Patty Phillips knew she wanted to trade in her three-bedroom Mission Hills home for a faster-paced urban lifestyle with smaller digs. Her options were plentiful, but finding the right condo proved a bit of a challenge. She started looking directly downtown but felt it came up short in safety. Some friends lived in Townsend Place on the Plaza and alerted her to an available unit in the building. It was perfectly sized for a single person, including an entry, open kitchen and living area, one bedroom and two full baths, plus a wraparound balcony with a superb view of Kansas City’s famous Spanish-inspired architecture. It was move-in ready but rather dated and bland, with pale cream walls and blonde hardwood floors.

“I didn’t know what I wanted to do with it at that point,” Patty says. “I figured it would come to me, so I made it up as I went.” She interviewed several contractors and picked Eddie Surface with Surface to Surface Interior Design and Renovation, who came by recommendation. “I got a good feeling about Eddie, and he was the only one who would roll with it,” she explains.

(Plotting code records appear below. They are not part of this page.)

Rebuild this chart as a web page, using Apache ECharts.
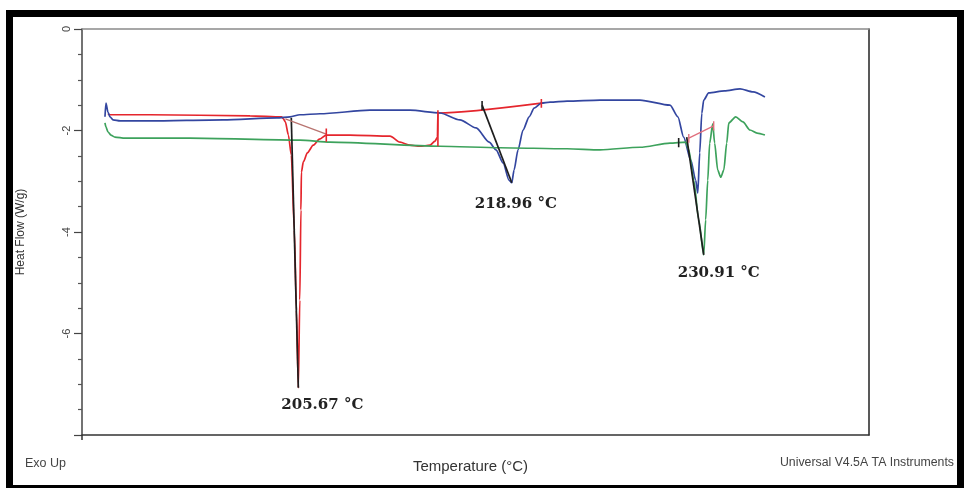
<!DOCTYPE html>
<html>
<head>
<meta charset="utf-8">
<script src="https://cdn.jsdelivr.net/npm/echarts@6/dist/echarts.min.js"></script>
<style>
  html, body { margin: 0; padding: 0; background: #fff; }
  #chart { width: 966px; height: 488px; }
</style>
</head>
<body>
<div id="chart"></div>
<script>
// Temperature (°C) / heat flow (W/g) pairs for each DSC run
const redCurve = [
  [193.82, -1.67], [193.94, -1.69], [196.43, -1.69], [202.66, -1.71], [204.62, -1.73],
  [204.74, -1.77], [204.86, -1.83], [205.05, -2.09], [205.23, -2.48], [205.42, -3.96],
  [205.55, -5.54], [205.67, -7.07], [205.76, -5.34], [205.83, -3.57], [205.86, -2.82],
  [205.98, -2.62], [206.23, -2.44], [206.60, -2.29], [206.98, -2.17], [207.41, -2.09],
  [208.89, -2.09], [211.38, -2.11], [212.00, -2.23], [212.62, -2.29], [213.24, -2.31],
  [213.87, -2.29], [214.18, -2.21], [214.33, -2.13], [214.36, -1.655], [220.80, -1.46]
];

const blueCurve = [
  [193.63, -1.73], [193.69, -1.46], [193.82, -1.64], [193.94, -1.73], [194.13, -1.79],
  [194.57, -1.81], [196.43, -1.81], [200.98, -1.79], [204.34, -1.75], [205.15, -1.73],
  [205.77, -1.69], [207.02, -1.67], [210.13, -1.60], [212.62, -1.60], [214.49, -1.655],
  [215.73, -1.79], [216.74, -1.95], [217.55, -2.23], [217.98, -2.38], [218.42, -2.64],
  [218.79, -2.98], [218.96, -3.03], [219.10, -2.78], [219.35, -2.38], [219.66, -1.99],
  [220.04, -1.73], [220.35, -1.56], [220.80, -1.46], [221.34, -1.44], [222.40, -1.42],
  [224.45, -1.40], [226.94, -1.40], [228.81, -1.50], [229.30, -1.73], [229.66, -2.13],
  [230.10, -2.58], [230.41, -2.98], [230.54, -3.23], [230.66, -2.44], [230.79, -1.66],
  [230.91, -1.40], [231.22, -1.26], [232.20, -1.22], [233.17, -1.18], [233.98, -1.24],
  [234.72, -1.34]
];

const greenCurve = [
  [193.63, -1.85], [193.69, -1.93], [193.82, -2.03], [194.00, -2.09], [194.25, -2.13],
  [194.88, -2.15], [198.92, -2.15], [205.77, -2.19], [207.64, -2.23], [214.49, -2.31],
  [218.22, -2.34], [222.40, -2.36], [224.45, -2.38], [226.94, -2.33], [228.81, -2.25],
  [229.79, -2.23], [229.98, -2.38], [230.29, -2.98], [230.60, -3.76], [230.91, -4.45],
  [231.03, -3.76], [231.16, -2.98], [231.28, -2.25], [231.47, -1.87], [231.59, -2.25],
  [231.78, -2.78], [231.97, -2.92], [232.16, -2.78], [232.34, -2.25], [232.47, -1.85],
  [232.90, -1.73], [233.35, -1.83], [233.79, -1.99], [234.23, -2.05], [234.72, -2.09]
];

// Labelled peak temperatures (°C): red, blue, green runs
const peakTemps = [205.67, 218.96, 230.91];

// Peak analysis construction lines
const tangentLines = [
  [[205.23, -1.75], [205.67, -7.07]],
  [[217.11, -1.50], [218.96, -3.03]],
  [[229.85, -2.13], [230.91, -4.45]]
];
const baselineRedPeak = [[204.86, -1.77], [207.41, -2.07]];
const baselineGreenPeak = [[229.98, -2.15], [231.53, -1.91]];
const limitMarksRed = [
  [[207.41, -1.96], [207.41, -2.22]],
  [[214.36, -1.60], [214.36, -2.31]],
  [[220.80, -1.38], [220.80, -1.55]]
];
const limitMarksDark = [
  [[217.11, -1.42], [217.11, -1.60]],
  [[229.35, -2.15], [229.35, -2.33]]
];
const limitMarksPink = [
  [[229.98, -2.07], [229.98, -2.24]],
  [[231.53, -1.82], [231.53, -2.00]]
];

// Axis settings
const tempMin = 192.2, tempMax = 241.2;
const flowMin = -8, flowMax = 0, flowStep = 2;

const RED = '#e5262d', BLUE = '#3346a0', GREEN = '#3da25c', DARK = '#1e1e1e';

// the curve point sitting at a labelled peak temperature
function peakAt(curve, temp) {
  return curve.find(p => p[0] === temp);
}

function curveSeries(name, data, color, peakTemp, labelOffset) {
  const peak = peakAt(data, peakTemp);
  return {
    name, type: 'line', data, showSymbol: false, smooth: 0.25, smoothMonotone: 'x',
    lineStyle: { color, width: 1.7 }, z: 3,
    markPoint: {
      symbol: 'circle', symbolSize: 0, silent: true,
      data: [{ coord: peak, value: peak[0] }],
      label: {
        show: true, position: 'inside', offset: labelOffset,
        formatter: p => p.value.toFixed(2) + ' °C',
        fontFamily: 'DejaVu Serif', fontWeight: 'bold', fontSize: 15, color: '#222'
      }
    }
  };
}

function segmentSeries(segments, color, width) {
  return segments.map(seg => ({
    type: 'line', data: seg, showSymbol: false, silent: true,
    lineStyle: { color, width }, z: 4
  }));
}

const series = [
  curveSeries('red', redCurve, RED, peakTemps[0], [24, 17]),
  curveSeries('blue', blueCurve, BLUE, peakTemps[1], [4, 21]),
  curveSeries('green', greenCurve, GREEN, peakTemps[2], [15, 18]),
  ...segmentSeries(tangentLines, DARK, 1.7),
  ...segmentSeries([baselineRedPeak], '#b87470', 1.3),
  ...segmentSeries([baselineGreenPeak], '#e0707e', 1.3),
  ...segmentSeries(limitMarksRed, RED, 1.6),
  ...segmentSeries(limitMarksDark, DARK, 1.6),
  ...segmentSeries(limitMarksPink, '#e0707e', 1.4)
];

const chart = echarts.init(document.getElementById('chart'), null, { renderer: 'canvas' });
chart.setOption({
  backgroundColor: '#fff',
  animation: false,
  grid: { left: 82, right: 97, top: 29, bottom: 53, containLabel: false },
  xAxis: [{
    type: 'value', min: tempMin, max: tempMax, position: 'bottom',
    name: 'Temperature (°C)', nameLocation: 'middle', nameGap: 24,
    nameTextStyle: { fontFamily: 'Liberation Sans', fontSize: 15, color: '#333', padding: [0, 10, 0, 0] },
    axisLine: { show: true, onZero: false, lineStyle: { color: '#333', width: 1.5 } },
    axisTick: { show: true, customValues: [tempMin], length: 5, lineStyle: { color: '#333', width: 1.5 } },
    axisLabel: { show: false },
    splitLine: { show: false }
  }, {
    type: 'value', min: tempMin, max: tempMax, position: 'top',
    axisLine: { show: true, onZero: false, lineStyle: { color: '#8a8a8a', width: 1.5 } },
    axisTick: { show: false }, axisLabel: { show: false }, splitLine: { show: false }
  }],
  yAxis: [{
    type: 'value', min: flowMin, max: flowMax, interval: flowStep, position: 'left',
    name: 'Heat Flow (W/g)', nameLocation: 'middle', nameGap: 55, nameRotate: 90,
    nameTextStyle: { fontFamily: 'Liberation Sans', fontSize: 12, color: '#333' },
    axisLine: { show: true, onZero: false, lineStyle: { color: '#444', width: 1.5 } },
    axisTick: { show: true, length: 8, lineStyle: { color: '#444', width: 1.2 } },
    minorTick: { show: true, splitNumber: 4, length: 4, lineStyle: { color: '#555', width: 1.2 } },
    axisLabel: {
      rotate: 90, margin: 10, fontFamily: 'Liberation Sans', fontSize: 11, color: '#444',
      formatter: v => (v === flowMin ? '' : String(v))
    },
    splitLine: { show: false }
  }, {
    type: 'value', min: flowMin, max: flowMax, position: 'right',
    axisLine: { show: true, onZero: false, lineStyle: { color: '#222', width: 1.5 } },
    axisTick: { show: false }, axisLabel: { show: false }, splitLine: { show: false }
  }],
  series,
  graphic: [
    {
      type: 'rect', silent: true, z: 100,
      shape: { x: 9.5, y: 13.5, width: 951, height: 475 },
      style: { fill: 'none', stroke: '#000', lineWidth: 7 }
    },
    {
      type: 'text', left: 25, top: 457, silent: true,
      style: { text: 'Exo Up', font: '12.5px "Liberation Sans"', fill: '#444' }
    },
    {
      type: 'text', right: 12, top: 457, silent: true,
      style: { text: 'Universal V4.5A TA Instruments', font: '12.3px "Liberation Sans"', fill: '#444' }
    }
  ]
});
</script>
</body>
</html>
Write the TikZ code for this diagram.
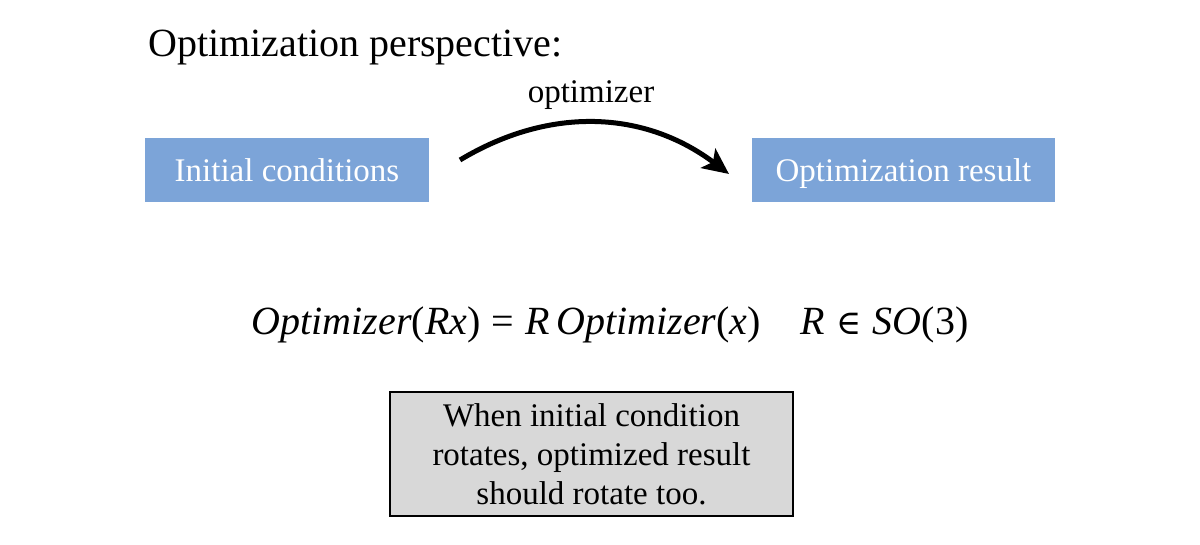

They started renovations by tearing out the old kitchen, which was U-shaped, replacing it with perimeter cabinets and an island. Because Patty eats out more than she cooks, she opted for luxurious materials that come with warnings, such as Italian marble countertops. They could stain easily but look great, with the brown and creamy veining bringing a sense of nature up to her six stories in the air. (She also brings home plenty of fresh flowers and plants, although her unit’s elevation is windier and hotter than the ground, leaving her with a learning curve as to what can survive.)
All the soffits were removed and the cabinets taken to the ceiling to make the room seem taller. Patty used this same trick elsewhere — on the windows, in the entry bath and the opening to her bedroom — hanging fabric from the ceiling rather than normal bar height.
One thing that bothered Patty since she purchased the unit was that there were only three structural columns bulging curvaceously out of the perimeter walls with an unusually large gap between two of them that jarred her sense of symmetry. To fix it, Eddie created a concrete form that mimicked the size and shape of the others. The one in the kitchen had to be boxed out to fit the cabinets, but didn’t affect the look.
Because space was at a premium, Eddie removed a clunky built-in entertainment system, making room for Patty’s lovely, oversized rustic red chest of drawers. “Once that was out, the space immediately felt bigger,” Eddie adds. Today’s technology needs much less space — in this case, just a mantel-sized sliver above the see-through fireplace. Patty hung two flat-screen TVs on an angled wall separating the living room and the bedroom, hiding all the equipment in between. She can access the machines and wires via pull-down panels, all the rest of the while gazing at hip patterns of natural stone mosaics.

Patty’s bathroom was wired for sound and TV as well, but its focus is on spacious luxury. “I told her to pick out a tub and I’d design around it,” Eddie says. She selected a bubble tub that constantly heats the water and self-cleans. He installed it abutting the back of the walk-in shower with only a piece of glass in between, making the room appear larger. Glamorous glass tile and Kohler’s clever Hatbox toilet give the room added punch. Her closet with washer/dryer is conveniently just beyond. While it’s a nice size and professionally compartmentalized, Eddie told Patty she would have to discard some things. She took the news considerably well. “I don’t have a lot of ‘stuff,’” she admits. “But it was hard for me to pare down my shoes.”
She took the less-is-more approach for the rest of the rooms in stride, choosing large-scale pieces that substantiated rather than diminished the spaces they obliged. Much of the furniture placement required trial and error, and if it erred, it was out. “A lot of people benefited from my furniture disposal!” Patty exclaims. “I said, ‘This is it, I’ve got no more room.’ It’s good to purge. I kept what I loved, and if I wasn’t sure about it, it wasn’t that hard to let go. It was freeing.”
Patty’s new style of living allowed her to cut any emotional ties with her old house. “From the moment I stayed here, I never missed it,” she shrugs.